Восемнадцатая ночь. Темно. Дождь. Красноармейцы перебегают к вольным, но теперь уже не переодеваются, ибо остались для горькой судьбы только они и евреи на поле. Евреи дают им кушать. Они лежат и греются с нами; темно, но слышен гул машин. Красноармейцы перебегают на свои места. Машины подъезжают к интеллигентам, их сажают в машины и увозят, говорят, на работу. Теперь мы знаем эту ”работу”.
После отхода машин проходит минут двадцать и слышатся пулеметные очереди, и через пятнадцать минут приезжают опять эти же самые машины и увозят людей. Так вывезли всех интеллигентов. Рассветает. Явился офицер и выбрал человек 200 рабочих. Их он пешком отправил на ”работу” и объявил: ”Отсюда всех евреев завтра поведут в другое место. Там будет тепло и никакой дождь лить не будет. Вас поведут через город. Смотрите же, передайте сегодня своим женам, родным, знакомым, что завтра вас будут вести через город. Если хоть кто-нибудь подойдет к вам, и они и вы будете расстреляны”.
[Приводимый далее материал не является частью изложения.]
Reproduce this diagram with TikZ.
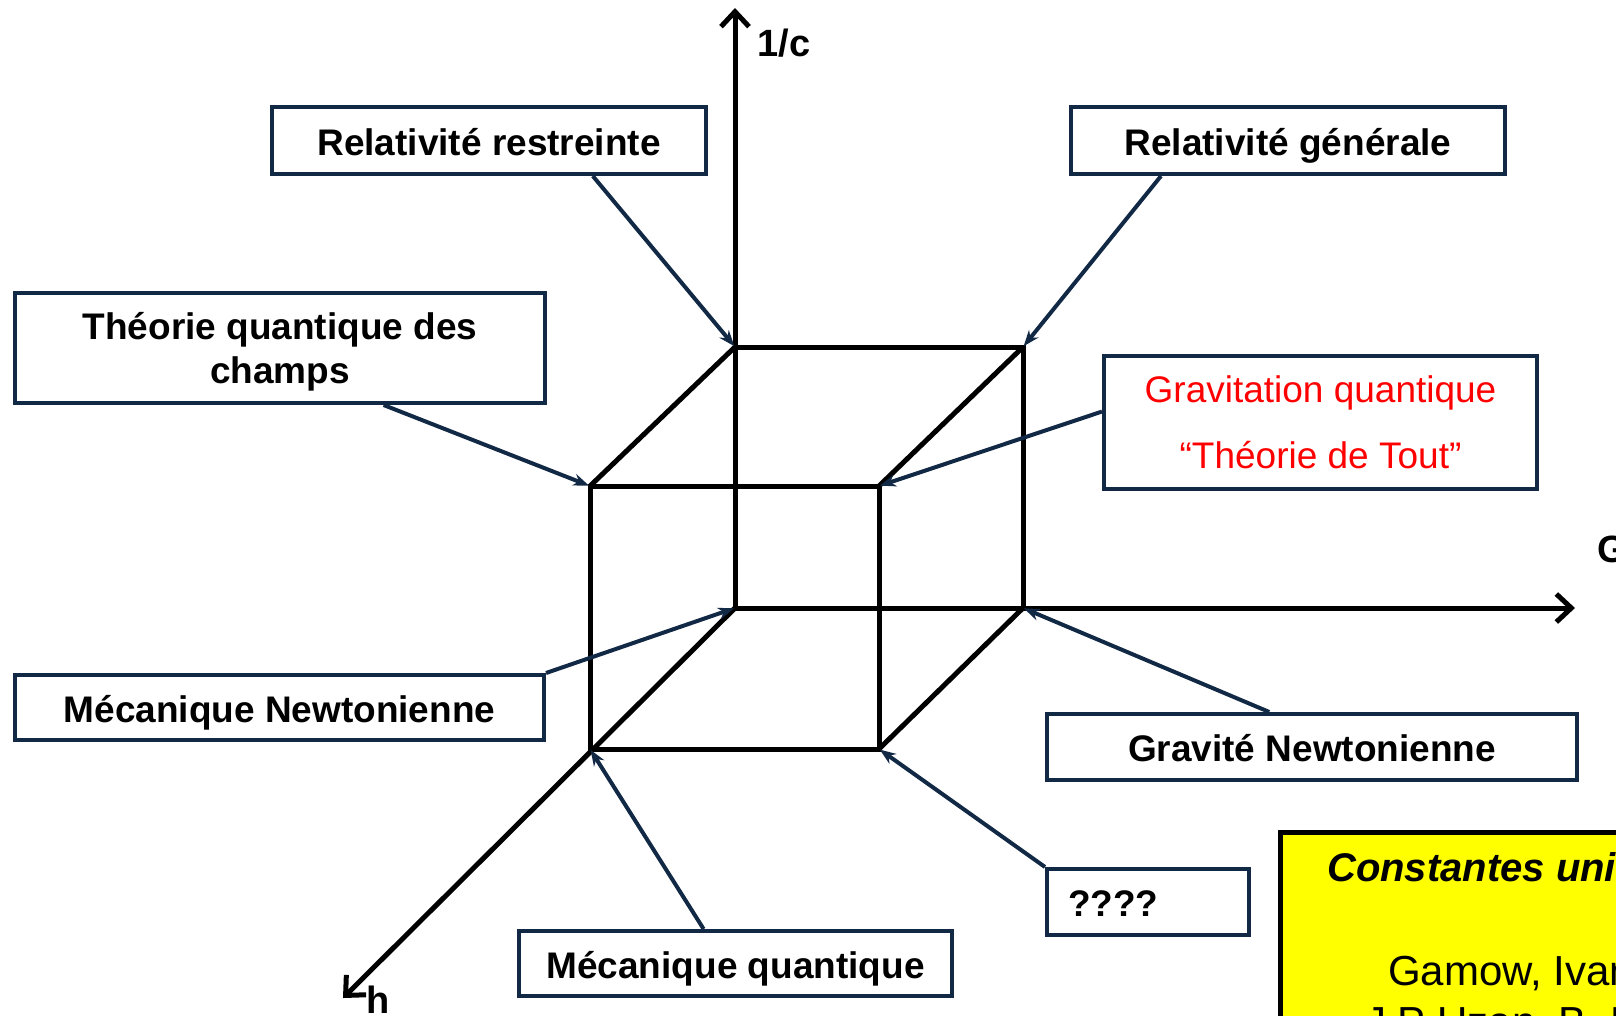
\documentclass[tikz,border=0pt]{standalone}
\usepackage{fontspec}
\setmainfont{Liberation Sans}
\usepackage{tikz}
\usetikzlibrary{arrows.meta,calc}

\definecolor{navy}{RGB}{18,41,69}
\definecolor{gqred}{RGB}{255,0,0}
\definecolor{cuyellow}{RGB}{255,255,0}

\tikzset{
  labelbox/.style={draw=navy, line width=4pt, fill=white, inner sep=0pt,
    align=center, font=\fontsize{37}{44}\selectfont\bfseries},
  oneline/.style={text height=29, text depth=0},
  pointer/.style={navy, line width=4pt, -{Stealth[length=16pt,width=12pt]}, shorten >=1pt},
  axis/.style={line width=5pt, -{Straight Barb[length=15pt,width=28pt]}},
  cubeedge/.style={line width=5pt},
}

\begin{document}
\begin{tikzpicture}[x=1pt,y=-1pt]
  \useasboundingbox (0,0) rectangle (1616,1015);
  \clip (0,0) rectangle (1616,1015);

  %Cube corners
  \coordinate (O) at (735,608);
  \coordinate (backBR) at (1023,608);
  \coordinate (backTR) at (1023,347);
  \coordinate (backTL) at (735,347);
  \coordinate (frontBL) at (590,749);
  \coordinate (frontBR) at (879,749);
  \coordinate (frontTR) at (879,486);
  \coordinate (frontTL) at (590,486);

  %Axes
  \draw[axis] (O) -- (735,8) coordinate (cTip);
  \draw[axis] (O) -- (1575,608) coordinate (GTip);
  \draw[axis] (O) -- (343,998) coordinate (hTip);
  \node[anchor=west, font=\fontsize{38}{44}\selectfont\bfseries] (cLab) at (754,43) {1/c};
  \node[anchor=west, font=\fontsize{38}{44}\selectfont\bfseries] (GLab) at (1594,549) {G};
  \node[anchor=base west, inner sep=0pt, font=\fontsize{38}{44}\selectfont\bfseries] (hLab) at (366,1013) {h};

  %Cube
  \draw[cubeedge] (backBR) -- (backTR) -- (backTL);
  \draw[cubeedge] (frontBL) -- (frontBR) -- (frontTR) -- (frontTL) -- cycle;
  \foreach \c in {TL, TR, BR}
    \draw[cubeedge] (back\c) -- (front\c);

  %Boxes
  \node[labelbox, oneline, minimum width=434, minimum height=67] (rr) at (489,140.5) {Relativité restreinte};
  \node[labelbox, oneline, minimum width=434, minimum height=67] (rg) at (1288,140.5) {Relativité générale};
  \node[labelbox, text depth=0, minimum width=530, minimum height=110] (tqc) at (280,348) {Théorie quantique des\\champs};
  \node[labelbox, minimum width=433, minimum height=133, text=gqred,
        font=\fontsize{37}{66}\selectfont] (gq) at (1320.5,422.5) {Gravitation quantique\\“Théorie de Tout”};
  \node[labelbox, oneline, minimum width=529, minimum height=65] (mn) at (279.5,707.5) {Mécanique Newtonienne};
  \node[labelbox, oneline, minimum width=530, minimum height=66] (gn) at (1312,747) {Gravité Newtonienne};
  \node[labelbox, oneline, minimum height=66, text width=160, inner xsep=21, align=left] (qq) at (1148,902) {????};
  \node[labelbox, oneline, minimum width=433, minimum height=65] (mq) at (735.5,963.5) {Mécanique quantique};

  %Pointers
  \draw[pointer] ($(rr.south west)!0.737!(rr.south east)$) -- (backTL);
  \draw[pointer] ($(rg.south west)!0.21!(rg.south east)$) -- (backTR);
  \draw[pointer] ($(tqc.south west)!0.694!(tqc.south east)$) -- (frontTL);
  \draw[pointer] ($(gq.north west)!0.42!(gq.south west)$) -- (frontTR);
  \draw[pointer] (mn.north east) -- (O);
  \draw[pointer] ($(gn.north west)!0.42!(gn.north east)$) -- (backBR);
  \draw[pointer] (qq.north west) -- (frontBR);
  \draw[pointer] ($(mq.north west)!0.427!(mq.north east)$) -- (frontBL);

  %Constantes box
  \draw[line width=5pt, fill=cuyellow] (1280,832) rectangle (1720,1120);
  \node[anchor=base west, inner sep=0pt, font=\fontsize{40}{44}\selectfont\bfseries\itshape] (cu) at (1327,881) {Constantes uni};
  \node[anchor=base west, inner sep=0pt, font=\fontsize{42}{44}\selectfont] (gam) at (1388,985) {Gamow, Ivan};
  \node[anchor=base west, inner sep=0pt, font=\fontsize{42}{44}\selectfont] (uzan) at (1365,1036) {J.P Uzan, B. Le};
\end{tikzpicture}
\end{document}
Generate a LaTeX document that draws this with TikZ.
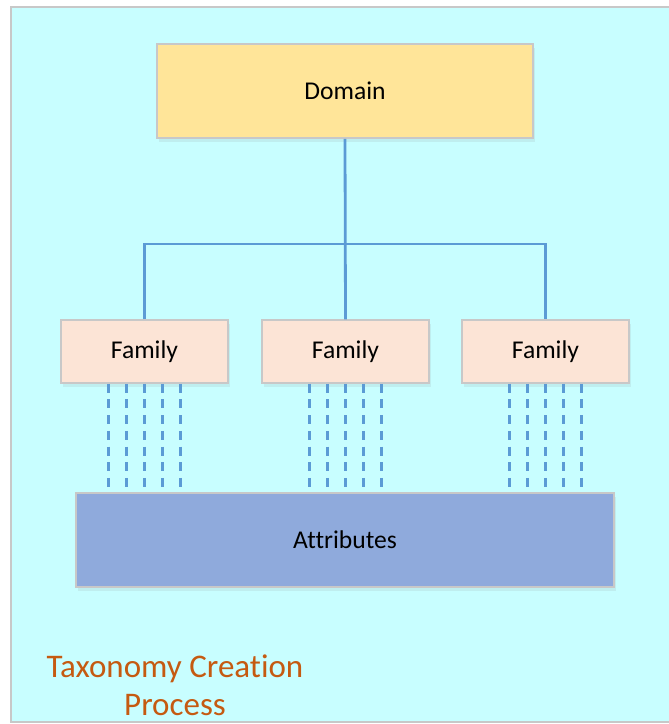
\documentclass[tikz,border=0pt]{standalone}
\usepackage{fontspec}
\setmainfont{Carlito}[Ligatures=NoCommon]
\usetikzlibrary{shadows}

\definecolor{panelfill}{RGB}{200,254,255}
\definecolor{framegray}{RGB}{200,200,200}
\definecolor{domainfill}{RGB}{255,229,153}
\definecolor{familyfill}{RGB}{252,228,214}
\definecolor{attrfill}{RGB}{143,170,220}
\definecolor{linkblue}{RGB}{91,155,213}
\definecolor{titleorange}{RGB}{197,90,17}

\tikzset{
  box/.style={draw=framegray, line width=1.5pt, inner sep=0pt,
    font=\fontsize{25.6}{30}\selectfont, text=black,
    drop shadow={opacity=0.12, shadow xshift=2pt, shadow yshift=-4pt}},
  domainbox/.style={box, fill=domainfill, minimum width=376pt, minimum height=94pt},
  familybox/.style={box, fill=familyfill, minimum width=167pt, minimum height=63pt},
  attrbox/.style={box, fill=attrfill, minimum width=538pt, minimum height=94pt},
  tree/.style={draw=linkblue, line width=2.8pt},
  feed/.style={draw=linkblue, line width=2.6pt, dash pattern=on 9pt off 6.7pt},
}

\begin{document}
\begin{tikzpicture}[x=1pt, y=-1pt]
  \useasboundingbox (0,0) rectangle (669,724);

  % panel
  \fill[white] (0,0) rectangle (669,724);
  \draw[framegray, line width=2pt, fill=panelfill] (11,7) rectangle (675,722);

  % nodes
  \node[domainbox] (dom) at (345,91) {Domain};
  \node[familybox] (f1) at (144.5,351.5) {Family};
  \node[familybox] (f2) at (345.5,351.5) {Family};
  \node[familybox] (f3) at (545.5,351.5) {Family};
  \node[attrbox] (attr) at (345,540) {Attributes};

  % hierarchy connectors
  \coordinate (bus) at (345,244);
  \draw[tree] (dom.south) -- (f2.north);
  \draw[tree] (f1.north) |- (bus) -| (f3.north);

  % attribute feeds below each family
  \foreach \f in {f1,f2,f3}{
    \foreach \dx in {-36,-18,0,18,36}{
      \draw[feed] ([xshift=\dx pt]\f.south) -- ([xshift=\dx pt]\f.south |- attr.north);
    }
  }

  % caption
  \node[text=titleorange, align=center, font=\fontsize{33}{38}\selectfont]
    (caption) at (175,685) {Taxonomy Creation\\Process};
\end{tikzpicture}
\end{document}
Вот уже начинают выводить военнопленных. Приходят женщины. Приносят еду. Многие плачут: родных, мужей, детей здесь уже нет. Им передали, что завтра нас поведут через город, но чтобы они не подходили, ибо будут расстреляны. Они уходят, плачут. Кончился последний день в ”Дроздах”.
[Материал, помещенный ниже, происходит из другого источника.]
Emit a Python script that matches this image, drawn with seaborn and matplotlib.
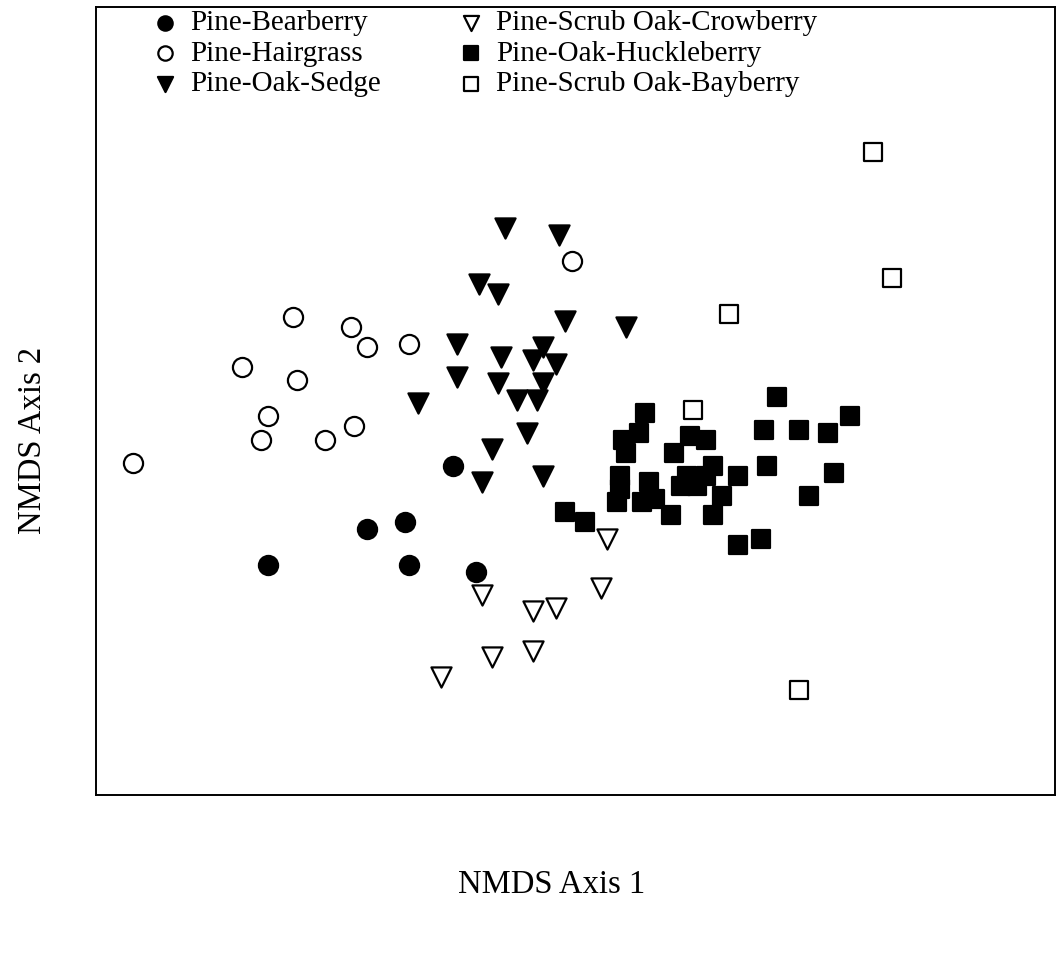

Девятнадцатая ночь. Уводят из лагеря военнопленных. Светят фары машин. Красноармейцев возили всю ночь. На поле уже никого нет. Только евреи. Утром появился отряд гестаповцев, все в красных шелковых галстуках. Построили в ряды и повели простой еврейский народ. Всю дорогу до тюрьмы стояли часовые. Вот подводят народ к воротам тюрьмы. Гестаповцы открывают ворота, и весь народ входит во двор. Ворота закрывают”.
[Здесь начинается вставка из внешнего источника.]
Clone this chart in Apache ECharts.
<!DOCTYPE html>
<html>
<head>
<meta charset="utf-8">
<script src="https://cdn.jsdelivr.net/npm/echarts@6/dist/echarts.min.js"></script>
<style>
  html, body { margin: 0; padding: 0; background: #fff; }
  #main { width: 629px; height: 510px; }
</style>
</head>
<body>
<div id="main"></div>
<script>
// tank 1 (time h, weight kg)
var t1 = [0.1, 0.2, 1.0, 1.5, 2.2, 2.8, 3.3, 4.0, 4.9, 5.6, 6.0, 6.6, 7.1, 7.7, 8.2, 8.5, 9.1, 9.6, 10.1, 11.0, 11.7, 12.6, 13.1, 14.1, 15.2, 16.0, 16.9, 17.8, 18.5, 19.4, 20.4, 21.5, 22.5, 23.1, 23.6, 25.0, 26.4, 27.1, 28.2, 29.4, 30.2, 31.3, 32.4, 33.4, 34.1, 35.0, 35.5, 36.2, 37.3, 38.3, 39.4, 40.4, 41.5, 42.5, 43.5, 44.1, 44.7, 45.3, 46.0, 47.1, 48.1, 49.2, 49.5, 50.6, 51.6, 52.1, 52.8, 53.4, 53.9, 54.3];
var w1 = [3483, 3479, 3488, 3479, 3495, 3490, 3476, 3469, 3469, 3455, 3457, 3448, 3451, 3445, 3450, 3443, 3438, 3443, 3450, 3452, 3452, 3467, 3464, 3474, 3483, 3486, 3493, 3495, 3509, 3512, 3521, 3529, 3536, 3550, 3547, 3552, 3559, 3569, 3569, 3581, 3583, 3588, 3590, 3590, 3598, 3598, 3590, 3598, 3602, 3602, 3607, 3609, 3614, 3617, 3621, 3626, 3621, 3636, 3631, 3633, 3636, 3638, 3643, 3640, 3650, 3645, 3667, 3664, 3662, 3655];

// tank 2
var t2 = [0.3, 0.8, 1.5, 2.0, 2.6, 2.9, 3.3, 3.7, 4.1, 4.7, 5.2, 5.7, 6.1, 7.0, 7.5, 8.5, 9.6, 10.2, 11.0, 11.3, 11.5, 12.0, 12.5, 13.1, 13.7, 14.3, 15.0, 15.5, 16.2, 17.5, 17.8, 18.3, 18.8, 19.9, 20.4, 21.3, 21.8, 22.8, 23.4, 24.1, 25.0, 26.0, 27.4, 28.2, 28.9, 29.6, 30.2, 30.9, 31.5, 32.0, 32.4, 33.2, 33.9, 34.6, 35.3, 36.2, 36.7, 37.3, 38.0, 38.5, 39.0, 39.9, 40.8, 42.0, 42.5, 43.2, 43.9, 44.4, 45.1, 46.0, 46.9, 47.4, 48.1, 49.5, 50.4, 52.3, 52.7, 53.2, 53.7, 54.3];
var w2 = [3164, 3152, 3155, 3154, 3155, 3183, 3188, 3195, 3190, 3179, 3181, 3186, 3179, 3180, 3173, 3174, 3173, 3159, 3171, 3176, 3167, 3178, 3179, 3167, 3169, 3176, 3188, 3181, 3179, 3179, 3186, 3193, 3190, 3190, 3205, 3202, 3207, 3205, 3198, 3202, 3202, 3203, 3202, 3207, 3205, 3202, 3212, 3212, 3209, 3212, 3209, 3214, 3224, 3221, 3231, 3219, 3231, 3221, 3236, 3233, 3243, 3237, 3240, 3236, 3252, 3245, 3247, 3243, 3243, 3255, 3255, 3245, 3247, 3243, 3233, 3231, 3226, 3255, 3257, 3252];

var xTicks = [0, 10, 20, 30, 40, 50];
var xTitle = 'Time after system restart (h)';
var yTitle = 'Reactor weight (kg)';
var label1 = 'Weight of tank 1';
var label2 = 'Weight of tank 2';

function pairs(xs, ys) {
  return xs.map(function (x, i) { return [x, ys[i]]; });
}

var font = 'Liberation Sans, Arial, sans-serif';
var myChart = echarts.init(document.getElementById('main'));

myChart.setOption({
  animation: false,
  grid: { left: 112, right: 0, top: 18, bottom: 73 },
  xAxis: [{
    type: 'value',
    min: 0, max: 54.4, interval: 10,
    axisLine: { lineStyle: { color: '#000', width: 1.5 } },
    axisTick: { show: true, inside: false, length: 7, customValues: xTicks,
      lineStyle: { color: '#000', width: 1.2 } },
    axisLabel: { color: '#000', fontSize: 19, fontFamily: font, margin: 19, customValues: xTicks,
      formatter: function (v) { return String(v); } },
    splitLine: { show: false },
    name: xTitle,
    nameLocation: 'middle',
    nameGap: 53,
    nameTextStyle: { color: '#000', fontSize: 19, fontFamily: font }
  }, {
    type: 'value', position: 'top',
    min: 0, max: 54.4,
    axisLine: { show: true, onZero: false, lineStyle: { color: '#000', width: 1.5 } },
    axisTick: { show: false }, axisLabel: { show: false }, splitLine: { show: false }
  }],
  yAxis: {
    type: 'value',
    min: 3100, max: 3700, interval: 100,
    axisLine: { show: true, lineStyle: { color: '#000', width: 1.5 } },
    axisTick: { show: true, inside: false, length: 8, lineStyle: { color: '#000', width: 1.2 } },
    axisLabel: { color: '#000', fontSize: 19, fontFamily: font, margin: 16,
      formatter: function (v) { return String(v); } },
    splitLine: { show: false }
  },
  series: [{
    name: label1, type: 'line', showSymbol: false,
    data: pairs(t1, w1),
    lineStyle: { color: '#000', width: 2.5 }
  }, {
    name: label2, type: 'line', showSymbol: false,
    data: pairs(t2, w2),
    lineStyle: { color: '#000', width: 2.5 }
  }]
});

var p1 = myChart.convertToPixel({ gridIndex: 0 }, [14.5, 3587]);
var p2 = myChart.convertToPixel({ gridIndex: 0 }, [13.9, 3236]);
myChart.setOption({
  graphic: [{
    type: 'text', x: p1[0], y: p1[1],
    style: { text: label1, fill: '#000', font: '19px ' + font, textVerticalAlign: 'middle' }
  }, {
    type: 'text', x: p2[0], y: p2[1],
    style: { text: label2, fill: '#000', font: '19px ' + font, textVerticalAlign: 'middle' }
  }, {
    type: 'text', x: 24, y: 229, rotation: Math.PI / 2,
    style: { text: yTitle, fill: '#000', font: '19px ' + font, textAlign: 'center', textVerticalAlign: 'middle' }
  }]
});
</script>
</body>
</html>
Несколько дней рабочие пробыли в тюрьме, после чего часть из них была выпущена и направлена на работу, а часть погружена на машины, вывезена за город и расстреляна.
По приказу немецких властей все еврейское население обязано было зарегистрироваться в специально созданном Еврейском комитете — Юденрат. Приказ предупреждал, что незарегистрированным евреям при переселении будет отказано в квартирах. При регистрации записывались имя, фамилия, возраст и адрес.
Еврейский комитет был создан следующим образом: работники гестапо поймали на улицах города 10 мужчин, завели их в Дом правительства и заявили, что они представляют собой Еврейский комитет и обязаны выполнять все распоряжения немецких властей. За малейшую провинность — расстрел.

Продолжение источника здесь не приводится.